[Problem to work on] Take the lines of the data below from the very first through the line containing "const yTicks = [-6,-4,-2,0,2,4,6];" and output them exactly, pictures excluded.

[Given data]
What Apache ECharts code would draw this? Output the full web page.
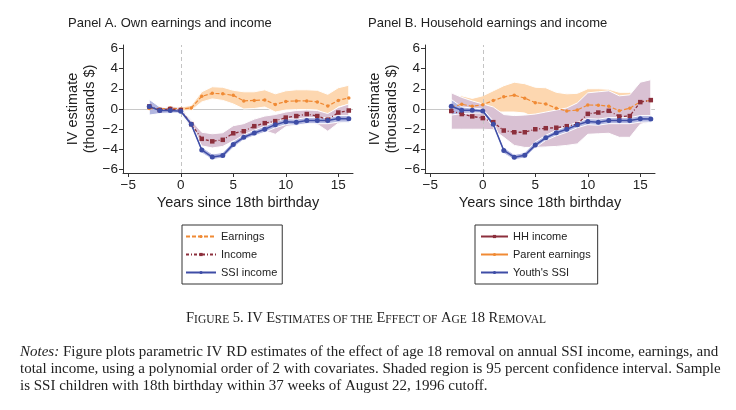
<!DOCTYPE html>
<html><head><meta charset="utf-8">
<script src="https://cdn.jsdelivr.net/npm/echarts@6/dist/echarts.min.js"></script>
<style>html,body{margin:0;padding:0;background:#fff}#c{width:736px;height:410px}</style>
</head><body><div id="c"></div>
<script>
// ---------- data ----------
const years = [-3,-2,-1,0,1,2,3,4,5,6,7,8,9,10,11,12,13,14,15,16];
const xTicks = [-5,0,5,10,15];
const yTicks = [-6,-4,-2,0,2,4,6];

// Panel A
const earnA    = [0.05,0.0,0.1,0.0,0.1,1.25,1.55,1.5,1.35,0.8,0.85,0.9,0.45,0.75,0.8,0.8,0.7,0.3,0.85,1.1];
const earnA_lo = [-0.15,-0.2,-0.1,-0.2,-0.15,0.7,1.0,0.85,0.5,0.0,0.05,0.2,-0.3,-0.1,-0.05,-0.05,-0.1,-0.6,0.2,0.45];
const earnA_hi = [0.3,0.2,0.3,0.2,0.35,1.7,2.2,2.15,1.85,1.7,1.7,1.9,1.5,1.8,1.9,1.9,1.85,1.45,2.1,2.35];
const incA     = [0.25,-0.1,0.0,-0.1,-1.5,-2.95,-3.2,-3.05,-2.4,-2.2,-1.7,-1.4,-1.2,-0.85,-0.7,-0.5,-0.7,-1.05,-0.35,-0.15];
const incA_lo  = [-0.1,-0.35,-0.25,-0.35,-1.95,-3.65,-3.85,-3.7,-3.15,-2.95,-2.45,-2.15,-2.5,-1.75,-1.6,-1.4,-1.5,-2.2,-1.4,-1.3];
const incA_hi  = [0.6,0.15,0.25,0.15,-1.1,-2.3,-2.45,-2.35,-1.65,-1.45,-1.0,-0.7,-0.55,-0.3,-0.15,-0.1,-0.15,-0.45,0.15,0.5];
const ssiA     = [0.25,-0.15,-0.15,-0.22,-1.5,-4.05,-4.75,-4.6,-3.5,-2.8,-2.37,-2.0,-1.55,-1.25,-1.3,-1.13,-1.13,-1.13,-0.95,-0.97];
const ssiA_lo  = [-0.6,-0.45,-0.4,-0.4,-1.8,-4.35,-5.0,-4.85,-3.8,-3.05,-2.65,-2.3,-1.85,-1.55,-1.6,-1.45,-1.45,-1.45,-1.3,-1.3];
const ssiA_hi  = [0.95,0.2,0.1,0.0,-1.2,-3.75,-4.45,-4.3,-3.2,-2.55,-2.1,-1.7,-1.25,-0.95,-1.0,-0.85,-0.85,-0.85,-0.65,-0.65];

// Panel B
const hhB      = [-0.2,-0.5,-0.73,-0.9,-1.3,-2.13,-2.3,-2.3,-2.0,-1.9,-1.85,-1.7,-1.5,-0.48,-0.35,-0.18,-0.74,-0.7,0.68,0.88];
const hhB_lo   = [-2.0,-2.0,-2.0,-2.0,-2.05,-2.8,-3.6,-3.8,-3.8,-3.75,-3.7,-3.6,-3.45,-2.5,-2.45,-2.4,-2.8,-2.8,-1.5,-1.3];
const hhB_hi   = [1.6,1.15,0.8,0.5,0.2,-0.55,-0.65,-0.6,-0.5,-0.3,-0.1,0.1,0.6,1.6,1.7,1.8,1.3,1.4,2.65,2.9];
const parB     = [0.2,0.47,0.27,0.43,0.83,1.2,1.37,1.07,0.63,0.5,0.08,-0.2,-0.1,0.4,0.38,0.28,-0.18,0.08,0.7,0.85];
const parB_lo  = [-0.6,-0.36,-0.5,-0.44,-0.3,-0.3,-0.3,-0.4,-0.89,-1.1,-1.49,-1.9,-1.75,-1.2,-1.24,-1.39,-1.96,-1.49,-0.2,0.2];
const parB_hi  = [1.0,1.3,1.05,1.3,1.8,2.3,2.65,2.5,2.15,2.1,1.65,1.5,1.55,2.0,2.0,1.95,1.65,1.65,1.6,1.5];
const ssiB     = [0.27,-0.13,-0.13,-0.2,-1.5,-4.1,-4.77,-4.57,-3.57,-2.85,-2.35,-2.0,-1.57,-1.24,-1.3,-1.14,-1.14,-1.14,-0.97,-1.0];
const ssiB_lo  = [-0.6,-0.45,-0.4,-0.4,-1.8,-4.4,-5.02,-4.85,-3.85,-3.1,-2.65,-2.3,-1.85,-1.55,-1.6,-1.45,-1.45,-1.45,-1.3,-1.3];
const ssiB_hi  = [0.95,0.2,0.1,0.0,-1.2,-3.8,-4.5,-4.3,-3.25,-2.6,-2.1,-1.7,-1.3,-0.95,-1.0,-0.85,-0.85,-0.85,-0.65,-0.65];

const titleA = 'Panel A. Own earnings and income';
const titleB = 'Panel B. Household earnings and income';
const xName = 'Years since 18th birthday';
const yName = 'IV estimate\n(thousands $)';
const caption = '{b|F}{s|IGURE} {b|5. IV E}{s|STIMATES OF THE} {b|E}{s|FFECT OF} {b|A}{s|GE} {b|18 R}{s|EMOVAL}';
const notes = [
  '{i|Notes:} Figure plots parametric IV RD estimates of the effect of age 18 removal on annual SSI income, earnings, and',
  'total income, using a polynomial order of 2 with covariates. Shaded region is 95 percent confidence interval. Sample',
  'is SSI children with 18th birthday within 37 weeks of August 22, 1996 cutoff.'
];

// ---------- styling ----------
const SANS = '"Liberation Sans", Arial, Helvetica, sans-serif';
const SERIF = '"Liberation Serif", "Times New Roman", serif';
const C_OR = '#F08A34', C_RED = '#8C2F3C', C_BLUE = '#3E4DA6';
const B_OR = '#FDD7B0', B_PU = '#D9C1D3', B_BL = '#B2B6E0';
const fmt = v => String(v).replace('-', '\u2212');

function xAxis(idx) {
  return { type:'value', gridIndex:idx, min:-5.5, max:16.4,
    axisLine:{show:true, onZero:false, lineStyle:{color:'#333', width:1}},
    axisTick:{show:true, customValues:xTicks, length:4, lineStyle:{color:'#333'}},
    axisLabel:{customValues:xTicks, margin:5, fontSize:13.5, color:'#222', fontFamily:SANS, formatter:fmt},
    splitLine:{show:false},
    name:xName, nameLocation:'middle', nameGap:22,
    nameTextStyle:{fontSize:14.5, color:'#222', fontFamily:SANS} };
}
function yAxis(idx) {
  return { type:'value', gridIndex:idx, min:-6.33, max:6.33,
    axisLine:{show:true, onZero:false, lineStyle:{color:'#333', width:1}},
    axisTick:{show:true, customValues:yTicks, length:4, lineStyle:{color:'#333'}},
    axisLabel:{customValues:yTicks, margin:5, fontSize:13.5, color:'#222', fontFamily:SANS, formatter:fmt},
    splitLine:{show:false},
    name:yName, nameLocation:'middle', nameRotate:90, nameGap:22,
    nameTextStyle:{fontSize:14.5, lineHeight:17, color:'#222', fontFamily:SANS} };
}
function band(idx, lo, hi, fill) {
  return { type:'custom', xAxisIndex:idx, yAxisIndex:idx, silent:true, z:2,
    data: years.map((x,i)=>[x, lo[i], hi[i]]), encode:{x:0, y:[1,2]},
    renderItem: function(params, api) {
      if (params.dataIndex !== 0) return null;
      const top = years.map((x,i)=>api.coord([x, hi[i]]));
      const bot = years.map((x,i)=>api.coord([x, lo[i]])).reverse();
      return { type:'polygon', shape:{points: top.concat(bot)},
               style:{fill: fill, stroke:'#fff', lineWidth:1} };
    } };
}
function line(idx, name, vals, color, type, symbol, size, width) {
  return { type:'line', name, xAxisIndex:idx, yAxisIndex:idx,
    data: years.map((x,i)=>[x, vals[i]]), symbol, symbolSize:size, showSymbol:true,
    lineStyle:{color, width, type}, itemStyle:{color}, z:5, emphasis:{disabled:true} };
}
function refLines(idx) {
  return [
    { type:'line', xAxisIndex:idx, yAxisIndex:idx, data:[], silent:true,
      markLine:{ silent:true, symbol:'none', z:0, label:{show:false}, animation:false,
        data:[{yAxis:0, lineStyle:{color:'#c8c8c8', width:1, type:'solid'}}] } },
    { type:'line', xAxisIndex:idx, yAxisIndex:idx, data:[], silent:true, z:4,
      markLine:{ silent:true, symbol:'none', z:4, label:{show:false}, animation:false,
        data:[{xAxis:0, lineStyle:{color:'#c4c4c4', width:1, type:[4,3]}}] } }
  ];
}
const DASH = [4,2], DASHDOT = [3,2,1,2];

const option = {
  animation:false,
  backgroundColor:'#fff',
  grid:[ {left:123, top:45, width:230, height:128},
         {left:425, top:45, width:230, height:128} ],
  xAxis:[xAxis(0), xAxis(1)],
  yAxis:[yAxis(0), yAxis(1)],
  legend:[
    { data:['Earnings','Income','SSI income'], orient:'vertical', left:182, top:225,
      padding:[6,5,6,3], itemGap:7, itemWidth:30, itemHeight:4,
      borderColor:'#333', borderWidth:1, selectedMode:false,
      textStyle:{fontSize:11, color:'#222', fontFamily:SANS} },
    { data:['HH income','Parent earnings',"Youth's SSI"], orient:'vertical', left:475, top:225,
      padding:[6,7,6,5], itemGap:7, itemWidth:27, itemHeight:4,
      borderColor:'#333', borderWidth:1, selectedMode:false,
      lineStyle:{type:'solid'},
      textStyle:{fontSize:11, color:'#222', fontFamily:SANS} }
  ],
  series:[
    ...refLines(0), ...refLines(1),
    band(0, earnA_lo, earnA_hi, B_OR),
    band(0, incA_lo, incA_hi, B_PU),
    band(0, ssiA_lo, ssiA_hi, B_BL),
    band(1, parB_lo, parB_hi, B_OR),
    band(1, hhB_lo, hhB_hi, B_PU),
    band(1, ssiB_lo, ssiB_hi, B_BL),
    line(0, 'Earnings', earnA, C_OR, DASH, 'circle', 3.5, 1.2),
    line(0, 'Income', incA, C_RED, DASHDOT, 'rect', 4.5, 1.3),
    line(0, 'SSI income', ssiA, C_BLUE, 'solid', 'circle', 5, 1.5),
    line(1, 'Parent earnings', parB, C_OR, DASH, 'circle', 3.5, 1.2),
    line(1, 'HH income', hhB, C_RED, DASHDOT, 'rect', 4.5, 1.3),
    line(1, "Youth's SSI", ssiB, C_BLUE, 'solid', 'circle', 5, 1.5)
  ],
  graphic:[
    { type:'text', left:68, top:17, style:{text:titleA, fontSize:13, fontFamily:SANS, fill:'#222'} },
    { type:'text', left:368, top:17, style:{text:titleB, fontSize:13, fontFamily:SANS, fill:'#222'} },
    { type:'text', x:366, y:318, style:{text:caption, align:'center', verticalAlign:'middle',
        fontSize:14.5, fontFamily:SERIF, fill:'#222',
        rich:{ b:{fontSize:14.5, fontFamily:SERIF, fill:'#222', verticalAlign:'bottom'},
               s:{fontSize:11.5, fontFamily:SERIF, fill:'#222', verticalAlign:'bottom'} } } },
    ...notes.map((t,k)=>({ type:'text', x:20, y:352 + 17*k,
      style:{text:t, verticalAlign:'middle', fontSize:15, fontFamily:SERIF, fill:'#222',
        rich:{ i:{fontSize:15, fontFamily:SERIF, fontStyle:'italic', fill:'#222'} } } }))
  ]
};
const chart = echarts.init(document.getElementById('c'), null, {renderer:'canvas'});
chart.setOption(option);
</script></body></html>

[The completed task]
What Apache ECharts code would draw this? Output the full web page.
<!DOCTYPE html>
<html><head><meta charset="utf-8">
<script src="https://cdn.jsdelivr.net/npm/echarts@6/dist/echarts.min.js"></script>
<style>html,body{margin:0;padding:0;background:#fff}#c{width:736px;height:410px}</style>
</head><body><div id="c"></div>
<script>
// ---------- data ----------
const years = [-3,-2,-1,0,1,2,3,4,5,6,7,8,9,10,11,12,13,14,15,16];
const xTicks = [-5,0,5,10,15];
const yTicks = [-6,-4,-2,0,2,4,6];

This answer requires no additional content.